Eine historische Atempause für den Kanzler - von vwd Korrespondent Andreas Kißler -
Berlin (vwd) - Lange hat man Gerhard Schröder nicht mehr so entspannt gesehen wie nach dem EU-Erweiterungsgipfel in Kopenhagen. Der Bundeskanzler hatte bei dem von ihm zu Recht als historisch gepriesenen Treffen in der dänischen Hauptstadt allen Grund zu strahlen: Eine neue europäische Epoche ist nun beschlossene Sache, und Schröder hat dem Erweiterungszug in Kopenhagen offenkundig den entscheidenden Schub gegeben. Entschlossen und taktisch klug vollbrachte der deutsche Kanzler zuvor bereits im Oktober ein erstes Meisterstück und legte gemeinsam mit Frankreichs Staatspräsidenten Jacques Chirac in Brüssel den lange Zeit unlösbar scheinenden Agrar-Finanzstreit bei.
Unmittelbar vor Kopenhagen taktierte Schröder dann geschickt, indem er offiziell zwar die in Brüssel gefundene Finanzgrenze für endgültig erklärte, zwischen den Zeilen aber mehr und mehr durchblicken ließ, dass Deutschland für einen erfolgreichen Erweiterungsstart auch noch ein paar Euro mehr drauflegen würde. "Die Erweiterung wird nicht zum Nulltarif zu haben sein und auch nicht zu haben sein müssen", sagte er im Deutschen Bundestag und lobte die Vorteile, die die deutsche Wirtschaft von dem weiteren Zusammenwachsen Europas und dem damit verbundenen Wegfall der handelstechnischen Ostgrenzen haben würde.
Spätestens da war jedem klar, dass Deutschland beim Erweiterungsgipfel keine ernsthafte Finanzdiskussion führen würde. Hinter vorgehaltener Hand hieß es später in Kopenhagen, Berlin habe immer gewusst, der dänische Gipfelvorsitz werde "so viel deutsches Geld in die Hand nehmen" wie für einen erfolgreichen Verhandlungsabschluss nötig - aber eben auch nicht mehr. Da war es kein Zufall, dass es wieder Schröder war, der in den langwierigen Kopenhagener Verhandlungen mit einem Vorschlag für ein weiteres Entgegenkommen gegenüber Polen sorgte und damit dem Gipfel zum endgültigen Durchbruch verhalf. Nicht zuletzt und wohl gesetzt war dies auch ein Signal von besonderer Symbolkraft an den großen östlichen Nachbarn Deutschlands.

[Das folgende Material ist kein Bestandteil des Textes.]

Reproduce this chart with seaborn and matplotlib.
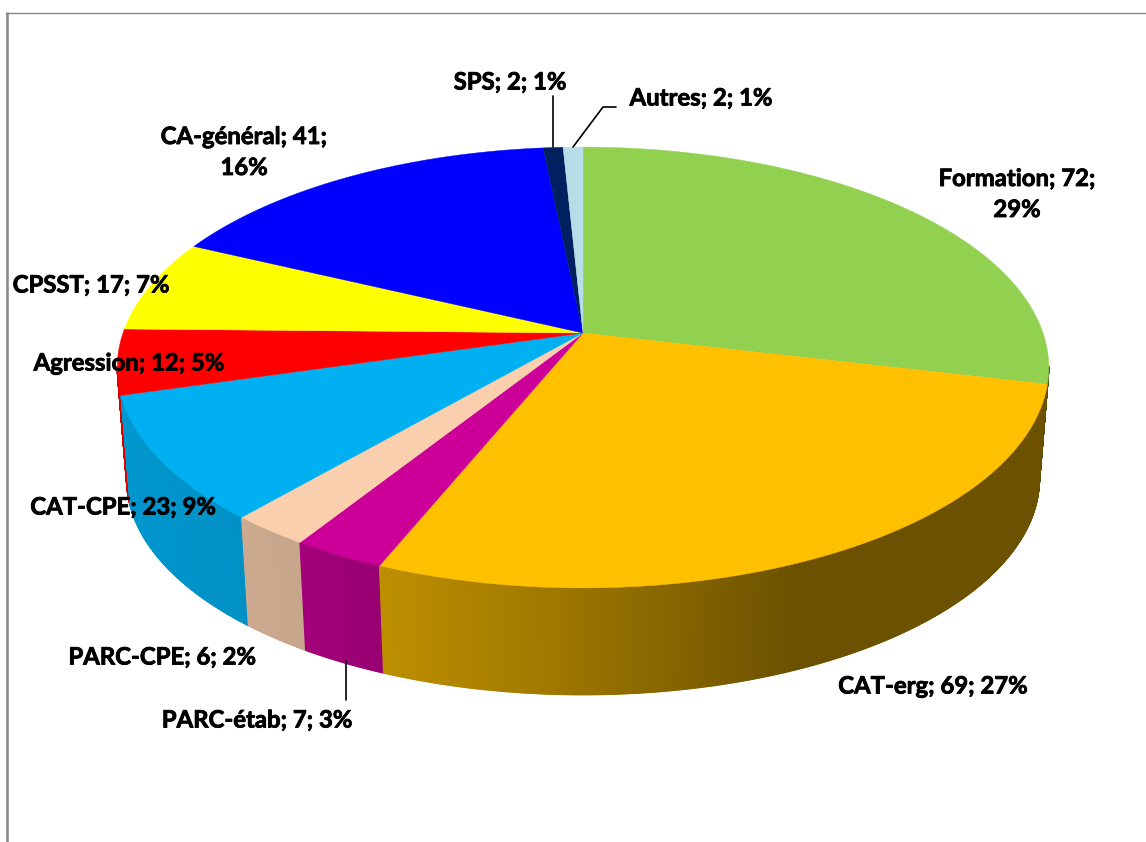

Das "Weimarer Dreieck" aus Deutschland, Frankreich und Polen hat sich bei dem ersten ernsthaften Test für eine künftig erweiterte EU bewährt. Schröder selbst sprach von einem "großen Erlebnis im politischen Leben" - und bei allem Pathos musste man ihm das in Kopenhagen auch abnehmen. Fast schien es, als genieße er die Rolle als europäischer Staatsmann in dem Wissen um seine innenpolitischen Probleme besonders. Die zunehmenden Debatten über Schröders Führung in Partei und Regierung, sein unsystematischer Kurs in der Wirtschafts- und Steuerpolitik - all das bleibt wahr, und der ziemlich verkorkste Beginn der neuen Legislaturperiode wird durch den außenpolitischen Triumph um kein Deut besser.
Schröder hat aber die Chance, daraus innenpolitische Sicherheit zu schöpfen und nun systematischer Kurs zu halten. Denn im Kopenhagener Glanz wird sich der Kanzler nicht lange sonnen können.